> _Work required_:
Determine how many lines hold "this" and give only that number.

Listed records start

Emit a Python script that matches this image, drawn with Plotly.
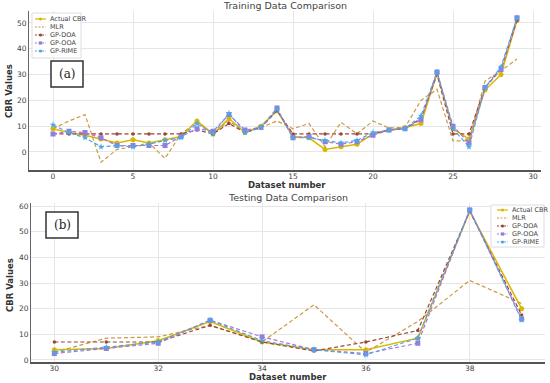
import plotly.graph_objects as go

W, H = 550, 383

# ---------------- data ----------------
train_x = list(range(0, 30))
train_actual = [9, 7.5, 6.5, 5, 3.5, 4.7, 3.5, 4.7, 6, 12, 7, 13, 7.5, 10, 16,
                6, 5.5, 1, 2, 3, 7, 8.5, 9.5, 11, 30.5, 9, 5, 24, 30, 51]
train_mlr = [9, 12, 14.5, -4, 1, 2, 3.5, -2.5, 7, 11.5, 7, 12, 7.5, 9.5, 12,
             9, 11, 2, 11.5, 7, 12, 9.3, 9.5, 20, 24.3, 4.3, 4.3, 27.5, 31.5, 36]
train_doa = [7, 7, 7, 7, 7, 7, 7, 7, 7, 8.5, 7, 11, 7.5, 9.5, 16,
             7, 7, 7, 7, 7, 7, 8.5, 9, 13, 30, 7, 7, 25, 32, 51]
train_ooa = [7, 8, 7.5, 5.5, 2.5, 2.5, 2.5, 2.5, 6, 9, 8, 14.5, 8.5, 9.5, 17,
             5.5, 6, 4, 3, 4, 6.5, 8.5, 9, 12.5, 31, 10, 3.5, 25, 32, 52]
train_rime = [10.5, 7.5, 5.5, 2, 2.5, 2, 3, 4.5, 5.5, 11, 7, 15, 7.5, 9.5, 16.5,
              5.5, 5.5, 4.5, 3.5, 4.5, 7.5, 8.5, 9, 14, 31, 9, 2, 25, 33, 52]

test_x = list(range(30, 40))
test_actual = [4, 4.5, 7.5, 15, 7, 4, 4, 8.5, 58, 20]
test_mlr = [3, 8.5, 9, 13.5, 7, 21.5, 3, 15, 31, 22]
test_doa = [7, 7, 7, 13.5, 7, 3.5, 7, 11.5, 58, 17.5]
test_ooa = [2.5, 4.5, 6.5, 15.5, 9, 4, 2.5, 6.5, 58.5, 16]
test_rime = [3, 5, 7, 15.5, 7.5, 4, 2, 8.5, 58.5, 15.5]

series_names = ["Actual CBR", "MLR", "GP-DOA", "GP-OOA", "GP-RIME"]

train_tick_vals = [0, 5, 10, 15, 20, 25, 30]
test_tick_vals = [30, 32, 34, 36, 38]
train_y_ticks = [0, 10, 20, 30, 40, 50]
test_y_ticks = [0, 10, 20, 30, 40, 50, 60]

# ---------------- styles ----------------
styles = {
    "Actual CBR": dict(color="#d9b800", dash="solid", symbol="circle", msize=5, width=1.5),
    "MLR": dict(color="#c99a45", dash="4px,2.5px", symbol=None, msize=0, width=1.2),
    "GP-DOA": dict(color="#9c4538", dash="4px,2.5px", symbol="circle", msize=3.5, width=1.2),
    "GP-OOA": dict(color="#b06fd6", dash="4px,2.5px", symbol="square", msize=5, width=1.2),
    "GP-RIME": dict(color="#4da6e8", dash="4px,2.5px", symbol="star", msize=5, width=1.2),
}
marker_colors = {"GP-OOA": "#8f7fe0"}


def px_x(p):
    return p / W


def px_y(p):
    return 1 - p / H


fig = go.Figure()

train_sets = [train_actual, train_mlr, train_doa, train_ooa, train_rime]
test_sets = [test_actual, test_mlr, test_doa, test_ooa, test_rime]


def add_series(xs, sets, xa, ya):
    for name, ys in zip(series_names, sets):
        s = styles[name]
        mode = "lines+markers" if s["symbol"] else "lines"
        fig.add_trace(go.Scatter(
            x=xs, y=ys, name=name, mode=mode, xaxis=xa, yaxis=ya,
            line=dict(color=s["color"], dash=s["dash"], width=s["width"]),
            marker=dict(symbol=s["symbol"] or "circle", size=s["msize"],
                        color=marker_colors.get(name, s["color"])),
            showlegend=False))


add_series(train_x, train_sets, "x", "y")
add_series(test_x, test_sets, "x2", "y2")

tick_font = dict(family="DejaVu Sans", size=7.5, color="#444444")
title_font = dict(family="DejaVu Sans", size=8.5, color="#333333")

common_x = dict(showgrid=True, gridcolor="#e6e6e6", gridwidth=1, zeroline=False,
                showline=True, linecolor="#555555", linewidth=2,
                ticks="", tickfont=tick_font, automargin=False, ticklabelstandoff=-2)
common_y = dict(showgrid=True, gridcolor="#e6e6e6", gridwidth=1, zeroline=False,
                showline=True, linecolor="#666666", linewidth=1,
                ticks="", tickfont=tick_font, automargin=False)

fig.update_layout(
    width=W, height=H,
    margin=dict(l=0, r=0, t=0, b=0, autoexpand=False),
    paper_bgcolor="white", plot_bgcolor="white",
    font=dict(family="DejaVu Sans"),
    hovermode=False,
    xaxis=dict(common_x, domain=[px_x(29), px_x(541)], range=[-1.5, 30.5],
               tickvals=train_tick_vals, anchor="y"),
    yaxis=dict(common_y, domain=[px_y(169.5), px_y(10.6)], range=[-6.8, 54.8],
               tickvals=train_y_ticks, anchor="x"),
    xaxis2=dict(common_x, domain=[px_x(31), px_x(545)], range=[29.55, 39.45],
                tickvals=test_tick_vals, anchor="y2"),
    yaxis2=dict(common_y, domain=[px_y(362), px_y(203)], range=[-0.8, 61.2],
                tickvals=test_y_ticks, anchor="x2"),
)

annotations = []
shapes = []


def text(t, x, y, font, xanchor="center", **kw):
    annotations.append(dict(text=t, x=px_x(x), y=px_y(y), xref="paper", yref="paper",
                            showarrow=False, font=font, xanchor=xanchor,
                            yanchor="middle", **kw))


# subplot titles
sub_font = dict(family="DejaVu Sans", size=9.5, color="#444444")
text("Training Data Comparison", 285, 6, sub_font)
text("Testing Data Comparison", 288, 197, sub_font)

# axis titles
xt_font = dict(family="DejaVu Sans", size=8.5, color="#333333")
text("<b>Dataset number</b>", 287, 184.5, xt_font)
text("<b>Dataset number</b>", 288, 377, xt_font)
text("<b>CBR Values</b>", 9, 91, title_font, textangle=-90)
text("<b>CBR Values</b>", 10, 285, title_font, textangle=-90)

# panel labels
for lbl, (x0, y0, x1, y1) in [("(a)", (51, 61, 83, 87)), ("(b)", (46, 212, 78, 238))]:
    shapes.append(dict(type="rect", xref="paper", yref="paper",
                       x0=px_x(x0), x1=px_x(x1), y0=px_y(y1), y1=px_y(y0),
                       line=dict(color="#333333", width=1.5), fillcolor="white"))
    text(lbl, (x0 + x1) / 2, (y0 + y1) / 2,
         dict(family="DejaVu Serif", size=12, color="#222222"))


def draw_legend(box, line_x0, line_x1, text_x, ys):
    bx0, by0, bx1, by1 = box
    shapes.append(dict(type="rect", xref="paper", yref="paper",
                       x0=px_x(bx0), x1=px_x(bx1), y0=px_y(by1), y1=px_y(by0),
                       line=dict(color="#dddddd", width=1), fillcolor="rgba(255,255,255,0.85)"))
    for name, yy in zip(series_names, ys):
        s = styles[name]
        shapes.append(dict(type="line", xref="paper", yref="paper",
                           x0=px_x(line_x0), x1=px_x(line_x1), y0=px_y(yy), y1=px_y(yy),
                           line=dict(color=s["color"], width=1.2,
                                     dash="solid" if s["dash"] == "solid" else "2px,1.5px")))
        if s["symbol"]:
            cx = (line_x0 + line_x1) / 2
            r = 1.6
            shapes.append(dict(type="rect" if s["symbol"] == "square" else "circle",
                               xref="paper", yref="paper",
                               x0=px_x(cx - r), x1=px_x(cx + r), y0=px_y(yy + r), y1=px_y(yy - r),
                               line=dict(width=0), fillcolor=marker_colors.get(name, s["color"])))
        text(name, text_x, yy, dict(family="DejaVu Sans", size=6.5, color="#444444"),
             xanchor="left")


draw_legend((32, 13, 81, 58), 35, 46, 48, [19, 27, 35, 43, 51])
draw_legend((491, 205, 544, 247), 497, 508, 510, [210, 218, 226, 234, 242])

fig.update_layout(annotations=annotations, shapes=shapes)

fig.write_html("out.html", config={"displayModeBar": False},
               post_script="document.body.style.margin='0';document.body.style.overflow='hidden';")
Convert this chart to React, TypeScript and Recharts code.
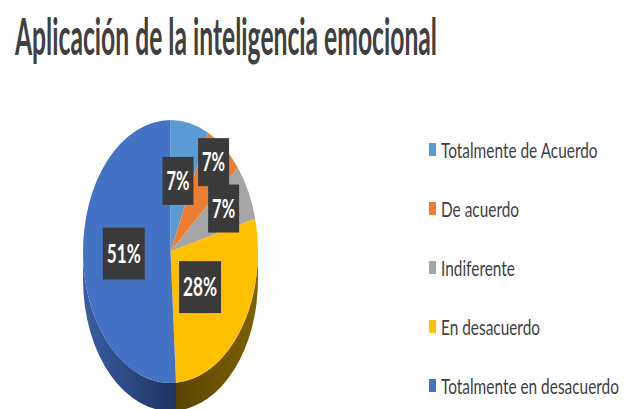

Listed records end

> _Exercise solution_:
2